Réflexion personnelle sur la recherche en art
Réflexion basée sur Fourmentraux, J.-P. (2009). L’art à l’épreuve de la recherche. Profession et identité artistiques en mutation. In S. Bianchini (Ed.), R&C - Recherche et Création (pp. 72–87). Ed. Burozoïque. https://hal.univ-lille.fr/hal-01309806
Je ne vois pas en quoi la recherche en art peut-elle être considérée différemment que tout autre recherche par une pratique liée à la création. Quelques arguments :
- la relation maintenant claire entre l'art et le marché (Menger, P.-M. (2003). Portrait de l’artiste en travailleur. Métamorphoses du capitalisme. Seuil.)
- le développement de la notion d'industrie culturelle, lieu de rencontre entre l'art, l'ingénierie de la culture, les TICs... qui non seulement pousse la dimension collective et interdisciplinaire de la pratique artistique, et redéfinit également les modes de production et d'exposition du travail artistique.
- Il y a un argument entendu régulièrement que je considère comme erroné, ou du moins pas suffisamment développé pour être admissible : celui selon lequel la pratique artistique est intrinsèquement habité par une activité de recherche. Cette recherche est de type exploratoire, mais n'est pas nécessairement acceptable d'un point de vue de la recherche académique. Elle n'est pas une recherche académique satisfaisante si elle est l'expression d'une réflexion :
- pouvant ne pas être remis en cause car elle est exprimée sous la forme d'une performance artistique,
- manquant d'une reflexion à fortiori qui sortirait la proposition hors de la singularité du travail artistique,
- basée sur une trop faible structure argumentaire la positionnant donc sur un îlot conceptuel.

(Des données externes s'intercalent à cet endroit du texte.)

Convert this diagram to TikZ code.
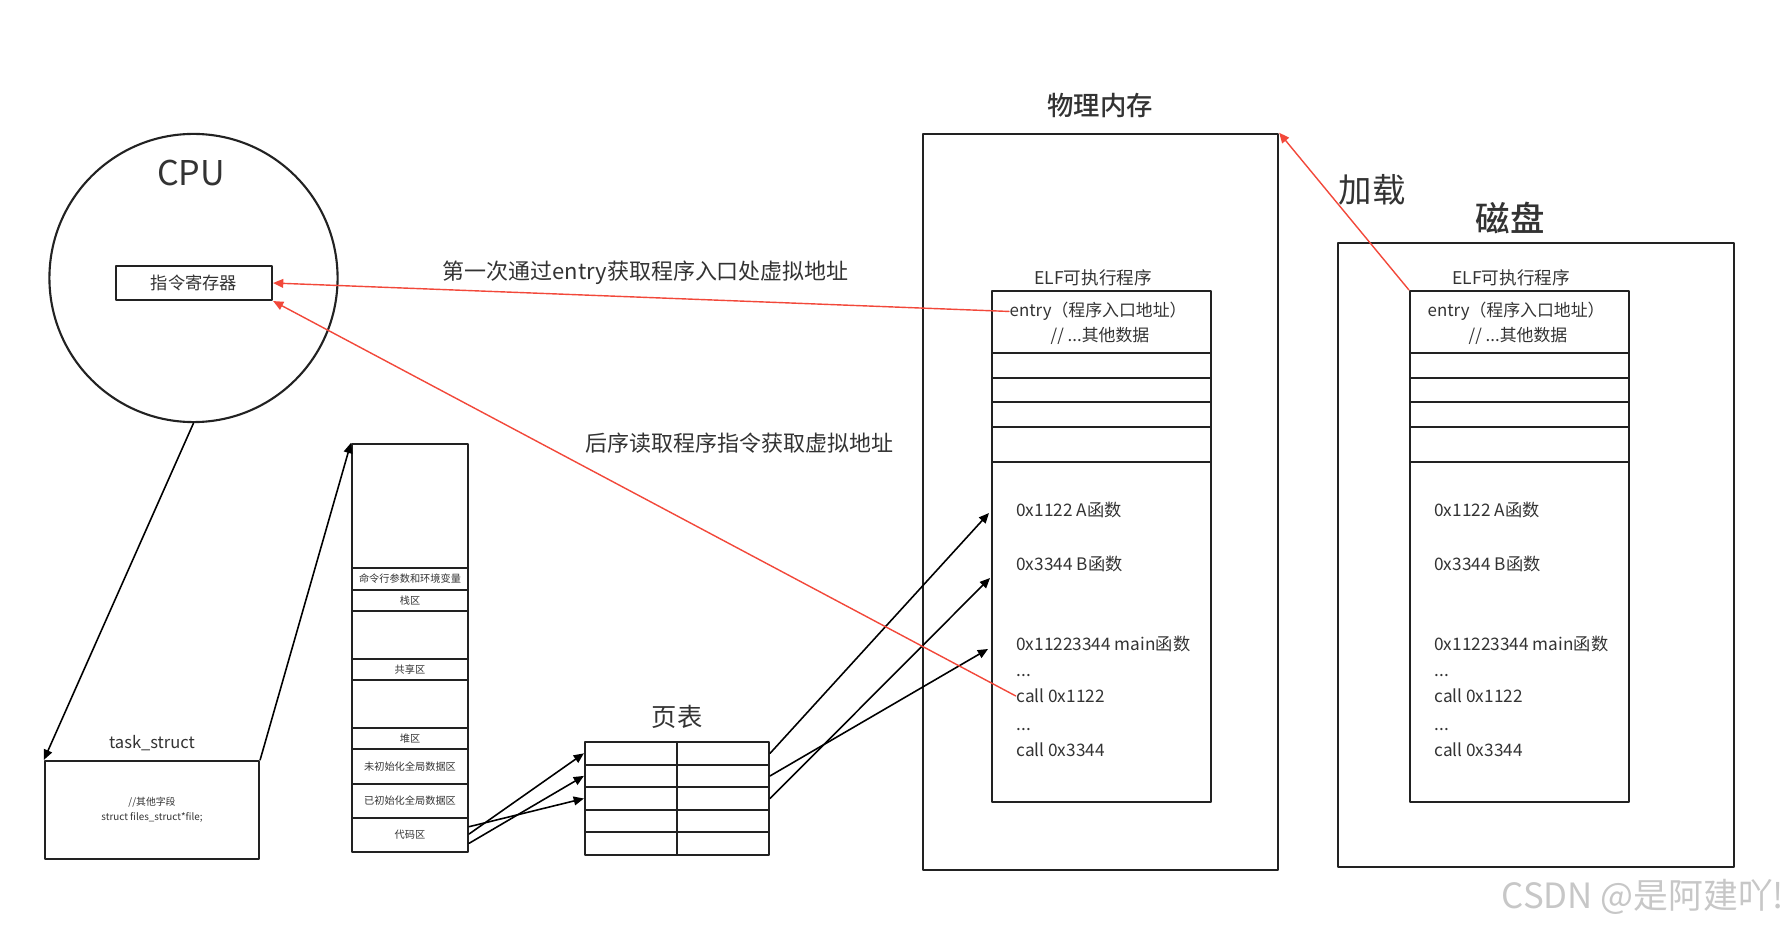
\documentclass[tikz,border=0pt]{standalone}
\usepackage{fontspec}
\setmainfont{Noto Sans CJK SC}
\newfontfamily\medfont{Noto Sans CJK SC Medium}
\usetikzlibrary{arrows.meta}
\definecolor{redline}{RGB}{242,72,58}
\definecolor{txt}{RGB}{51,51,51}
\definecolor{edge}{RGB}{34,34,34}
\newcommand{\fsz}[1]{\fontsize{#1}{#1}\selectfont}
\tikzset{
  box/.style={draw=edge,line width=0.6pt,inner sep=0pt,text=txt},
  seg/.style={box,minimum width=1.16cm,font=\fsz{2.9}},
  cell/.style={box,minimum width=0.92cm,minimum height=0.226cm},
  elfrow/.style={box,minimum width=2.19cm},
  lbl/.style={inner sep=0pt,text=txt},
  fline/.style={lbl,anchor=base west,font=\fsz{4.9}},
  redarr/.style={->,draw=redline,line width=0.4pt},
  blkarr/.style={->,draw=black,line width=0.45pt}
}
\begin{document}
\begin{tikzpicture}[x=0.01cm,y=-0.01cm,line cap=round,line join=round,>={Triangle[length=2.9pt,width=2.5pt]}]
\useasboundingbox (0,0) rectangle (1783,925);
% CPU
\node[circle,draw=edge,line width=0.6pt,minimum size=2.88cm,inner sep=0pt] (cpu) at (193.5,278) {};
\node[lbl,font=\fsz{9.7}] (cpulbl) at (191,173) {CPU};
\node[box,minimum width=1.56cm,minimum height=0.34cm,font=\fsz{4.9}] (ir) at (194,283) {指令寄存器};
% task_struct
\node[box,minimum width=2.14cm,minimum height=0.98cm,align=center,font=\fontsize{2.8}{4.3}\selectfont] (ts) at (152,810) {//其他字段\\struct files\_struct*file;};
\node[lbl,font=\fsz{4.7}] (tslbl) at (152,743) {task\_struct};
% process address space
\node[seg,minimum height=1.24cm] (top) at (410,506) {};
\node[seg,minimum height=0.22cm] (argv) at (410,579) {命令行参数和环境变量};
\node[seg,minimum height=0.21cm] (stack) at (410,600.5) {栈区};
\node[seg,minimum height=0.48cm] (gap1) at (410,635) {};
\node[seg,minimum height=0.21cm] (shared) at (410,669.5) {共享区};
\node[seg,minimum height=0.48cm] (gap2) at (410,704) {};
\node[seg,minimum height=0.21cm] (heap) at (410,738.5) {堆区};
\node[seg,minimum height=0.35cm] (bss) at (410,766.5) {未初始化全局数据区};
\node[seg,minimum height=0.34cm] (data) at (410,801) {已初始化全局数据区};
\node[seg,minimum height=0.34cm] (codeseg) at (410,835) {代码区};
% page table
\node[lbl,font=\fsz{7.2}] (ptlbl) at (677,717) {页表};
\foreach \r in {1,...,5} {
  \node[cell] (ptl\r) at (631,{742+(\r-0.5)*22.6}) {};
  \node[cell] (ptr\r) at (723,{742+(\r-0.5)*22.6}) {};
}
% physical memory and disk
\node[box,minimum width=3.55cm,minimum height=7.36cm] (mem) at (1100.5,502) {};
\node[lbl,font=\medfont\fsz{7.5}] (memlbl) at (1100,105) {物理内存};
\node[box,minimum width=3.96cm,minimum height=6.24cm] (disk) at (1536,555) {};
\node[lbl,font=\medfont\fsz{9.8}] (disklbl) at (1510,218) {磁盘};
\foreach \dx/\side in {0/M,418/D} {
  \begin{scope}[shift={(\dx,0)}]
    \node[lbl,anchor=base,font=\fsz{5}] (elflbl\side) at (1093,285) {ELF可执行程序};
    \node[elfrow,minimum height=0.62cm] (hd\side) at (1101.5,322) {};
    \foreach \cy/\h [count=\k] in {365.8/0.25cm,390.3/0.24cm,414.8/0.25cm,444.7/0.347cm}
      \node[elfrow,minimum height=\h] (row\k\side) at (1101.5,\cy) {};
    \node[elfrow,minimum height=3.4cm] (body\side) at (1101.5,632) {};
    \node[lbl,anchor=base west,font=\fsz{4.8}] (entry\side) at (1009,316.7) {entry（程序入口地址）};
    \node[lbl,anchor=base,font=\fsz{4.8}] (other\side) at (1100,341.7) {// ...其他数据};
    \foreach \yy/\txt/\nm in {516.7/0x1122 A函数/fA,570/0x3344 B函数/fB,650/0x11223344 main函数/fmain,676/.{}.{}./dotsA,702.7/call 0x1122/callA,730/.{}.{}./dotsB,756/call 0x3344/callB}
      \node[fline] (\nm\side) at (1015.7,\yy) {\txt};
  \end{scope}
}
% connectors
\draw[blkarr] (cpu.south) -- (ts.north west);
\draw[blkarr] (ts.north east) -- (top.north west);
\draw[blkarr] ([yshift=0.083cm]codeseg.east) -- (ptl3.west);
\draw[blkarr] ([yshift=0.01cm]codeseg.east) -- (ptl1.west);
\draw[blkarr] ([yshift=-0.083cm]codeseg.east) -- (ptl2.west);
\coordinate (toA) at (989,513);
\coordinate (toB) at (990,578);
\coordinate (toMain) at (988,649);
\draw[blkarr] (ptr1.east) -- (toA);
\draw[blkarr] (ptr2.east) -- (toMain);
\draw[blkarr] (ptr3.east) -- (toB);
\draw[redarr] (entryM.west) -- (ir.east);
\draw[redarr] (callAM.west) -- (ir.south east);
\draw[redarr] (hdD.north west) -- (mem.north east);
\node[lbl,anchor=west,font=\fsz{6.25}] (firstlbl) at (442,272.7) {第一次通过entry获取程序入口处虚拟地址};
\node[lbl,anchor=west,font=\fsz{6.25}] (nextlbl) at (585,443.3) {后序读取程序指令获取虚拟地址};
\node[lbl,font=\fsz{9.5}] (loadlbl) at (1372,190) {加载};
\node[lbl,anchor=west,text=black!22,font=\fsz{9.9}] (mark) at (1501,897) {CSDN @是阿建吖!};
\end{tikzpicture}
\end{document}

Ce sont ces éléments qui poussent à restructurer la formation en art, et donc de poser la question de l'art dans l'environnement académique, d'autant plus que la politique européenne (ou du moins française) tend à une harmonisation, pour ne pas dire à un aplatissement, des formation dans une structure LMD. Le défi n'est donc pas le développement et l'intégration d'une recherche sur l'art, domaine bien développé de longue date, mais celle de la recherche au travers de la pratique artistique (ni en amont, ni sur, mais au travers de), que l'on considère souvent comme recherche-création. Une recherche en amont de la pratique artistique est bien sûr satisfaisante, mais ce qui participe à la pratique de recherche est dissocié de la pratique artistique. Une recherche sur la pratique l'est tout autant et est elle aussi dissociée de la pratique artistique. Ils font tous les deux partie de ce que j'appellerais art studies pour l'associé au design studies du Triangle de Fallman.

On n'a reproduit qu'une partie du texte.